____ STORED DATA
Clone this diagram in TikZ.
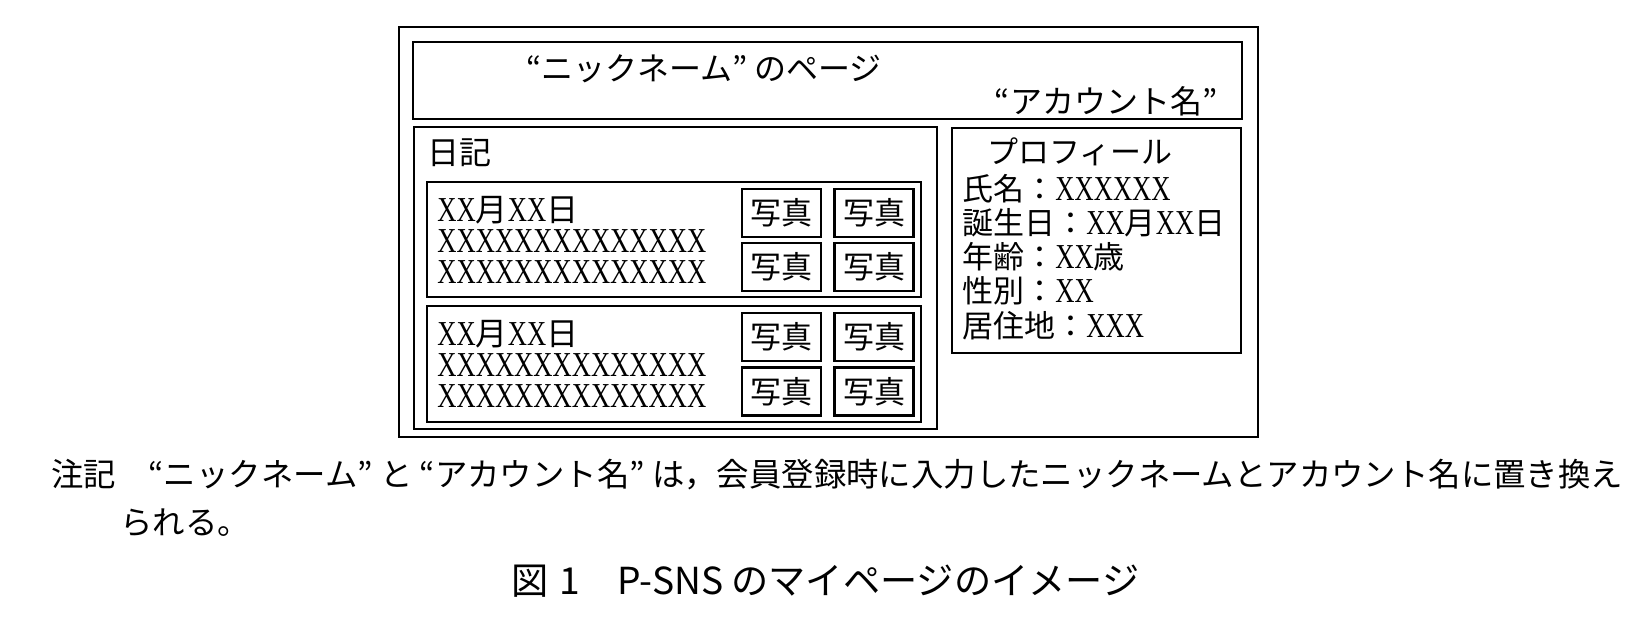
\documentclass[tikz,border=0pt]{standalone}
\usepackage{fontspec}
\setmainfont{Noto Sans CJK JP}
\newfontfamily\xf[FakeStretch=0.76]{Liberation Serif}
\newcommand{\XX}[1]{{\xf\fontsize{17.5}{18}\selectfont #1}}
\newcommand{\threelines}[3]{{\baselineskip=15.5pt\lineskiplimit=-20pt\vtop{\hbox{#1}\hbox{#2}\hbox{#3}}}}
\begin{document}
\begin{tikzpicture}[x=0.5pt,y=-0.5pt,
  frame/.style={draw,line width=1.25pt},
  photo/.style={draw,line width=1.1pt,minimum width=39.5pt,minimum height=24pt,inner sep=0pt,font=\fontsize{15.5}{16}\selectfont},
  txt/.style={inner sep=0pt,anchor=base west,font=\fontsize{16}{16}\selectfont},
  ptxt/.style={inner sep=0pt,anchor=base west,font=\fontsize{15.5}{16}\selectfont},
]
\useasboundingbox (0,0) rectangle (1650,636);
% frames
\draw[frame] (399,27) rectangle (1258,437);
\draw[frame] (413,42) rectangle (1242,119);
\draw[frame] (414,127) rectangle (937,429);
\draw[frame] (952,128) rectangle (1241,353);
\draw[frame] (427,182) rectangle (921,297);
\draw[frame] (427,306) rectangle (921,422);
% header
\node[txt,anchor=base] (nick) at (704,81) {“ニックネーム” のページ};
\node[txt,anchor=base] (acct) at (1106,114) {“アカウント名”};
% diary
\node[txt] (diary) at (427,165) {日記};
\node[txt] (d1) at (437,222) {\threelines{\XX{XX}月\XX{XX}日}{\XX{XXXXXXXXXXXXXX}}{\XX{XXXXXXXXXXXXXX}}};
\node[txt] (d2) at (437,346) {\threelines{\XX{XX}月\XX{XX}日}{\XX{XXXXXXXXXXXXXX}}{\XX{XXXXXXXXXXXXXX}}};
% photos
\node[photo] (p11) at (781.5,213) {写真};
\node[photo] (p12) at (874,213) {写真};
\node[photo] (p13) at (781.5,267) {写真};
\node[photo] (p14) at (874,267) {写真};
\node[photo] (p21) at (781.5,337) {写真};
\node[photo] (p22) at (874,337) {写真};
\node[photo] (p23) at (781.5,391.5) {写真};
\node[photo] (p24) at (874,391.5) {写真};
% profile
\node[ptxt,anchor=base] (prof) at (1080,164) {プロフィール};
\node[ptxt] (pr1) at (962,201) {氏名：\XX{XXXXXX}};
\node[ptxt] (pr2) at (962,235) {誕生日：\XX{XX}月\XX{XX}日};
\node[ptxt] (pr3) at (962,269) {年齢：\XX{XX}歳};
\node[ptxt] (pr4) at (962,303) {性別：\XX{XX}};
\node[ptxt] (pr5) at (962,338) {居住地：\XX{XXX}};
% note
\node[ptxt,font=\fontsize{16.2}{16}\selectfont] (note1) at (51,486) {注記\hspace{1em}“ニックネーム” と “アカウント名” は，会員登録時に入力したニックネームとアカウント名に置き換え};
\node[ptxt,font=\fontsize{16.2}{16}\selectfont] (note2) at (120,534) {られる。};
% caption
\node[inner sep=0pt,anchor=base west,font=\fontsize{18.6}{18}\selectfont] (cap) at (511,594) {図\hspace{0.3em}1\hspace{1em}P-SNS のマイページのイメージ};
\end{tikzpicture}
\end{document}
________
____ STORED DATA
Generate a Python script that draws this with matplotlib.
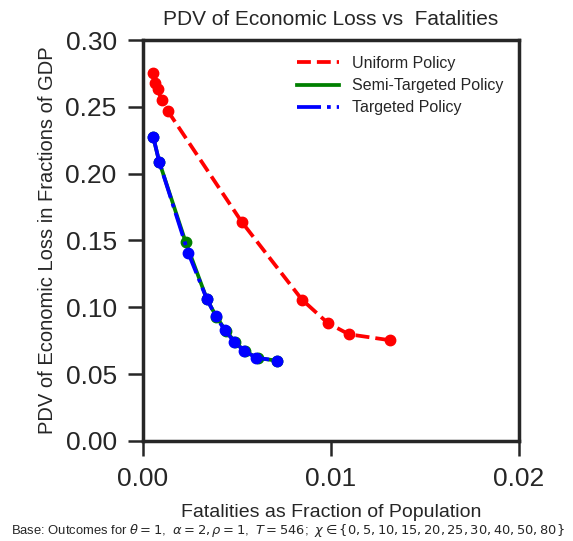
________
SHORT EXERCISE
Which lines hold the word "this"? Show each one.

FULL ANSWER
Clone this diagram in TikZ.
Generate a Python script that draws this with matplotlib.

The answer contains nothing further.